Tujuan ekonomi Islam adalah menciptakan kehidupan manusia yang aman dan sejahtera. Yang dimaksud manusia di sini ialah semua golongan manusia, baik sebagai individu atau sebagai anggota masyarakat. Jika sistem ekonomi Islam itu bersandarkan pada nash Al-Qur’an dan as-Sunnah yang berarti nash ketuhanan maka manusia berperan sebagai yang diserukan dalam nash itu. Dalam ekonomi manusia adalah tujuan dan sarana. Manusia diwajibkan melaksanakan tugasnya terhadap Tuhannya, terhadap dirinya, keluarganya, umatnya dan seluruh umat manusia. Manusialah yang menjadi wakil Allah di bumi ini, serta memakmurkannya.
Dengan demikian, dalam ekonomi Islam, manusia dan faktor kemanusia-an merupakan unsur utama. Faktor kemanusiaan dalam ekonomi Islam terdapat dalam kumpulan etika yang terdapat di dalam Al-Qur’an dan hadis serta tertulis di dalam buku-buku klasik (turāts) yang mencakup etika, kebebasan, kemuliaan, keadilan, sikap moderat, dan persaudaraan sesama manusia.
Islam juga menganjurkan kasih sayang sesama manusia terutama kaum lemah, anak yatim, miskin papa, dan yang terputus dalam perjalanan. Islam mengajarkan sikap bertenggang rasa kepada para janda, tua renta, dan orang yang tidak sanggup bekerja. Buah yang dipetik dari etika ini ialah diakuinya oleh Islam milik individu, dengan syarat barang itu diperoleh dengan jalan halal. Islam juga menjaga milik individu dengan segala undang-undang dan etika. Adalah hak manusia untuk menjaga hak milik dan hartanya dari siapa saja yang ingin merusak.
Salah satu tanda yang jelas tentang ciri kemanusiaan pada ekonomi Islam ialah penyediaan sarana yang baik untuk manusia. Sebagai tatanan ekonomi, Islam menganjurkan manusia bekerja dan berusaha. Bekerja dan berusaha yang dilakukan oleh manusia itu diletakkan Allah pada timbangan kebaikan mereka.
Tidak aneh apabila seorang muslim yang menjunjung kehidupan yang baik ini akan mendapatkan ganjaran bila ia tekun bekerja. Dalam rangka menjunjung kehidupan, manusia telah dikaruniai berbagai kenikmatan untuk memenuhi kebutuhannya baik material maupun spiritual.
Dimensi Manusia dalam Bidang Produksi, Konsumsi, Distribusi dan Sirkulasi
1. Dimensi manusia dalam bidang produksi
Sebagian penulis tentang teori ekonomi Islam berpendapat bahwa ekonomi Islam hanya memfokuskan perhatian kepada distribusi harta, dan tidak mementingkan masalah produksi. Dengan kata lain, ekonomi Islam hanya memperhatikan distribusi harta secara adil dan merata, namun sama sekali tidak berhubungan dengan produksi.

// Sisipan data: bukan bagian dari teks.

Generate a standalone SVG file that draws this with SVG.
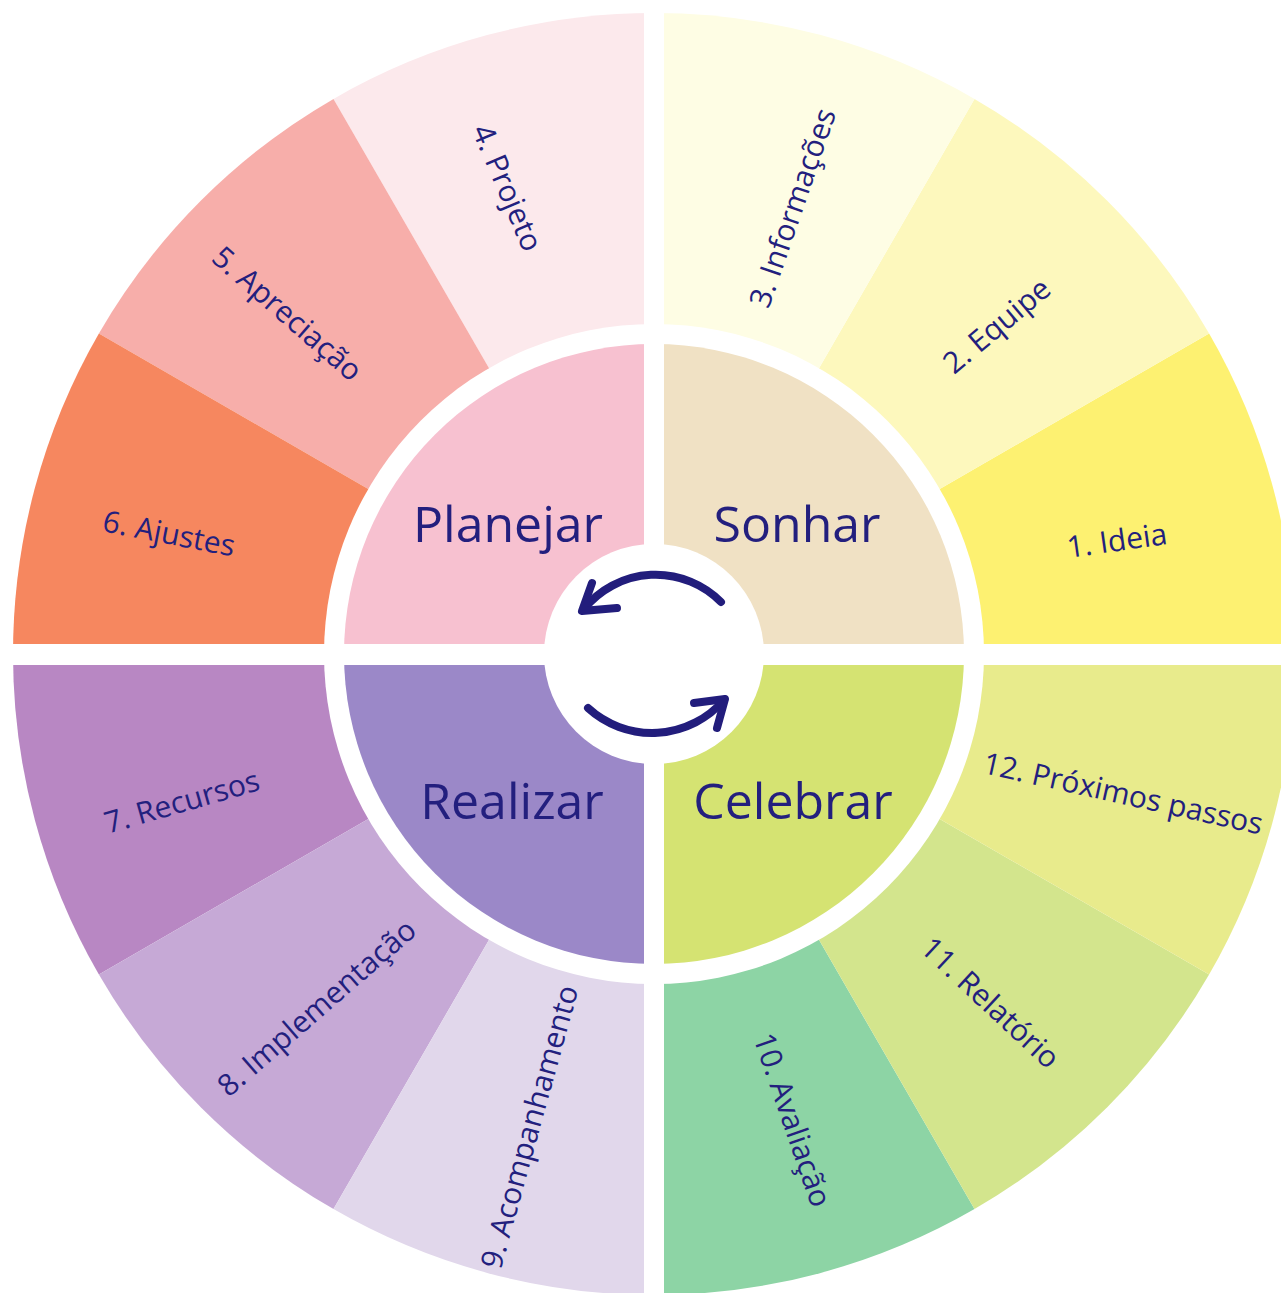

Perkataan ini tidak sepenuhnya benar. Jika yang dimaksud dengan “produksi” adalah sarana, prasarana, dan cara kerja secara umum, maka ungkapan di atas dapat diterima. Namun, jika yang dimaksud dengan produksi adalah tujuan, etika, dan peraturan yang berhubungan dengan produksi, maka ungkapan di atas sulit diterima.
Para ahli ekonomi menetapkan bahwa produksi terjadi melalui peranan tiga atau empat unsur yang saling berkaitan yaitu alam, modal, dan bekerja. Sebagian ahli lain menambahkan unsur disiplin. Para ekonomi muslim berbeda pendapat tentang apa yang ditetapkan Islam dari unsur-unsur ini. Sebagian dari mereka menghapuskan salah satu dari empat unsur itu berdasarkan teori, pertimbangan, dan hasil penelitian mereka. Menurut Qardawi jauh dari pembagian yang dilakukan oleh para ekonom kapitalis pembagian di atas berperan dalam proses produksi tetapi unsur yang terutama adalah alam dan bekerja.
Dimensi Humanitarian dalam Sistem Ekonomi Islam
Yang dimaksud dengan alam atau bumi adalah segala kekayaan alam yang diciptakan Allah agar bisa dimanfaatkan oleh manusia sebagai bekal yang mereka butuhkan. Yang dimaksud dengan bekerja adalah segala usaha maksimal yang dilakukan manusia, baik lewat gerak anggota tubuh ataupun akal untuk menambah kekayaan, baik dilakukan secara perseorangan ataupun secara kolektif, baik untuk pribadi ataupun untuk orang lain (dengan menerima gaji).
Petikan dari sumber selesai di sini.